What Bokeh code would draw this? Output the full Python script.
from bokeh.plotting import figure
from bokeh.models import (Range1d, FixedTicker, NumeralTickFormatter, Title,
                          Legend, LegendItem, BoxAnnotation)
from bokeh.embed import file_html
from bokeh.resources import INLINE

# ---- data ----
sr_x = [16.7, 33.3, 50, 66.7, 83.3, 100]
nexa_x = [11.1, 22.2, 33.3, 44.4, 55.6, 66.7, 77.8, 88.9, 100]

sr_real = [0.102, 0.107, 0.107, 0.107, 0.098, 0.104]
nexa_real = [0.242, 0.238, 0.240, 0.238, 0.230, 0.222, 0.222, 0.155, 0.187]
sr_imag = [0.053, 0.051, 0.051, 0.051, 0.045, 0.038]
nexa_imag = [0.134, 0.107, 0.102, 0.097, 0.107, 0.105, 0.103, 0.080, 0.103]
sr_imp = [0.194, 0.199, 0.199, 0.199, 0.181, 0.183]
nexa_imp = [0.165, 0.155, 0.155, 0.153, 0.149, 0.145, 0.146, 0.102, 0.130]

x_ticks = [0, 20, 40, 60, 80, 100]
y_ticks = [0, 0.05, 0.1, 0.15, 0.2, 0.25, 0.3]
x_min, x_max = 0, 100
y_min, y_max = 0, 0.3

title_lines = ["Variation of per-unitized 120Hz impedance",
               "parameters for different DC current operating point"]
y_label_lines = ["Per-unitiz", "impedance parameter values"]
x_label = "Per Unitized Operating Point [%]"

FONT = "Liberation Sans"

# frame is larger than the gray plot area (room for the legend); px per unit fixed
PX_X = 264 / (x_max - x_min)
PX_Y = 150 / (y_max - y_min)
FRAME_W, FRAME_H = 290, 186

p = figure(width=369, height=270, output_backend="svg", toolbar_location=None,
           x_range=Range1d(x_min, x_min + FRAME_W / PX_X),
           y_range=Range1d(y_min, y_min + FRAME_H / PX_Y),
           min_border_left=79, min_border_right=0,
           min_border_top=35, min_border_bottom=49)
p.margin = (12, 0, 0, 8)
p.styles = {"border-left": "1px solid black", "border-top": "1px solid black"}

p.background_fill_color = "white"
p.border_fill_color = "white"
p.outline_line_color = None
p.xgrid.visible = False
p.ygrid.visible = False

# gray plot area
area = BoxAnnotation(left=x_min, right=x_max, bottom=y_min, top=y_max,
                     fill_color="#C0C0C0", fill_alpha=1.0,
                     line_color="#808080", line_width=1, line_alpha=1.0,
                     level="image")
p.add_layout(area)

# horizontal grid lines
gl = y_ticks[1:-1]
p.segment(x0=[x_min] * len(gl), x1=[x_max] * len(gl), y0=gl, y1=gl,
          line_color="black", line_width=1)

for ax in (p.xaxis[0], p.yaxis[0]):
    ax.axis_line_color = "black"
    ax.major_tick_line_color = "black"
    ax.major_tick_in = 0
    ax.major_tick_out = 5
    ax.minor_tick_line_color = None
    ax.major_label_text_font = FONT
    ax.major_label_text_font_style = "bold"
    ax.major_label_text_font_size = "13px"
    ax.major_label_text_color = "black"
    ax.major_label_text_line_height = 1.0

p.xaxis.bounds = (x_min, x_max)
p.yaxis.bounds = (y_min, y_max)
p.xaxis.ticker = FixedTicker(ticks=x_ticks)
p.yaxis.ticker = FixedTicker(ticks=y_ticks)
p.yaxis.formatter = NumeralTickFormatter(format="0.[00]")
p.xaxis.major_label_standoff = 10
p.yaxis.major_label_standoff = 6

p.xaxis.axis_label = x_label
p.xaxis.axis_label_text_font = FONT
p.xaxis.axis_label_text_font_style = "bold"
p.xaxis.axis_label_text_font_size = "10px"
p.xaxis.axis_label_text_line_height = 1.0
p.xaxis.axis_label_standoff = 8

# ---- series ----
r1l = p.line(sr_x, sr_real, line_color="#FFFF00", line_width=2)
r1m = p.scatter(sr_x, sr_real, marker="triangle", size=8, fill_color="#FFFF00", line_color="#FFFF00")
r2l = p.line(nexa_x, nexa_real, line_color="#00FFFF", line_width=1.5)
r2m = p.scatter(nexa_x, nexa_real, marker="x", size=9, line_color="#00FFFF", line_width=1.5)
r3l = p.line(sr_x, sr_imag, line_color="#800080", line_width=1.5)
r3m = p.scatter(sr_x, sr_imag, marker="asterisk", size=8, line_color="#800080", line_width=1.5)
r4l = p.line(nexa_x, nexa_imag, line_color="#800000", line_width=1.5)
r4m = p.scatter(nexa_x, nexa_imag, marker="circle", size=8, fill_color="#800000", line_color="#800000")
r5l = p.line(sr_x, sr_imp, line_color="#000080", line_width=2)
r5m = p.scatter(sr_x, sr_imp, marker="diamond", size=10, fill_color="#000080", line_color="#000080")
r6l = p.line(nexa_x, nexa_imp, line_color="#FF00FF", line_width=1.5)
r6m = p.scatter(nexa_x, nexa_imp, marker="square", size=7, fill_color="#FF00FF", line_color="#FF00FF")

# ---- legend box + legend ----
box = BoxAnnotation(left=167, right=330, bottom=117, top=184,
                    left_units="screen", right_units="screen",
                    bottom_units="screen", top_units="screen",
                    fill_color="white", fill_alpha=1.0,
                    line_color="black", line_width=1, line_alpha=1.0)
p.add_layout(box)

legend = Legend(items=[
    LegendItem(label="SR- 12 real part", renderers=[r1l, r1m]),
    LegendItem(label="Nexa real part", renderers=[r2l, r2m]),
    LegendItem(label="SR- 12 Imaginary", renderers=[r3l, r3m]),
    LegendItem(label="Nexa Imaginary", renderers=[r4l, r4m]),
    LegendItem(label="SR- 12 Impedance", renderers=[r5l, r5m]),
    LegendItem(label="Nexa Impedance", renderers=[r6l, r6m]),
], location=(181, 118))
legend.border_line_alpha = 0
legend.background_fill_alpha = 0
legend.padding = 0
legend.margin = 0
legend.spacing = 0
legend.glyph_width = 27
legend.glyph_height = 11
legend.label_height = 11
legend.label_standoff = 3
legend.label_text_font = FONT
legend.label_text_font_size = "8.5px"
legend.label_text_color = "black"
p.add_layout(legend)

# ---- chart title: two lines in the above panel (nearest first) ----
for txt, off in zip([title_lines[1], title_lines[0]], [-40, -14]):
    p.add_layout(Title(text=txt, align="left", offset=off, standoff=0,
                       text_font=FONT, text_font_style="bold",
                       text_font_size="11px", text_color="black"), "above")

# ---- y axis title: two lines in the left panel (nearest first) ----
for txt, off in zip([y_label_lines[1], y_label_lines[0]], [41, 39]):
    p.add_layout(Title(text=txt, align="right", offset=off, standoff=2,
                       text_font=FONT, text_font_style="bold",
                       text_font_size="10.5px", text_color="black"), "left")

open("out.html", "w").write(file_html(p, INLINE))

▶ _Short problem_
From the first line above through the line that contains "p.ygrid.visible = False", quote each line exactly. Output nothing more.

▶ _Exercise output_
What Bokeh code would draw this? Output the full Python script.
from bokeh.plotting import figure
from bokeh.models import (Range1d, FixedTicker, NumeralTickFormatter, Title,
                          Legend, LegendItem, BoxAnnotation)
from bokeh.embed import file_html
from bokeh.resources import INLINE

# ---- data ----
sr_x = [16.7, 33.3, 50, 66.7, 83.3, 100]
nexa_x = [11.1, 22.2, 33.3, 44.4, 55.6, 66.7, 77.8, 88.9, 100]

sr_real = [0.102, 0.107, 0.107, 0.107, 0.098, 0.104]
nexa_real = [0.242, 0.238, 0.240, 0.238, 0.230, 0.222, 0.222, 0.155, 0.187]
sr_imag = [0.053, 0.051, 0.051, 0.051, 0.045, 0.038]
nexa_imag = [0.134, 0.107, 0.102, 0.097, 0.107, 0.105, 0.103, 0.080, 0.103]
sr_imp = [0.194, 0.199, 0.199, 0.199, 0.181, 0.183]
nexa_imp = [0.165, 0.155, 0.155, 0.153, 0.149, 0.145, 0.146, 0.102, 0.130]

x_ticks = [0, 20, 40, 60, 80, 100]
y_ticks = [0, 0.05, 0.1, 0.15, 0.2, 0.25, 0.3]
x_min, x_max = 0, 100
y_min, y_max = 0, 0.3

title_lines = ["Variation of per-unitized 120Hz impedance",
               "parameters for different DC current operating point"]
y_label_lines = ["Per-unitiz", "impedance parameter values"]
x_label = "Per Unitized Operating Point [%]"

FONT = "Liberation Sans"

# frame is larger than the gray plot area (room for the legend); px per unit fixed
PX_X = 264 / (x_max - x_min)
PX_Y = 150 / (y_max - y_min)
FRAME_W, FRAME_H = 290, 186

p = figure(width=369, height=270, output_backend="svg", toolbar_location=None,
           x_range=Range1d(x_min, x_min + FRAME_W / PX_X),
           y_range=Range1d(y_min, y_min + FRAME_H / PX_Y),
           min_border_left=79, min_border_right=0,
           min_border_top=35, min_border_bottom=49)
p.margin = (12, 0, 0, 8)
p.styles = {"border-left": "1px solid black", "border-top": "1px solid black"}

p.background_fill_color = "white"
p.border_fill_color = "white"
p.outline_line_color = None
p.xgrid.visible = False
p.ygrid.visible = False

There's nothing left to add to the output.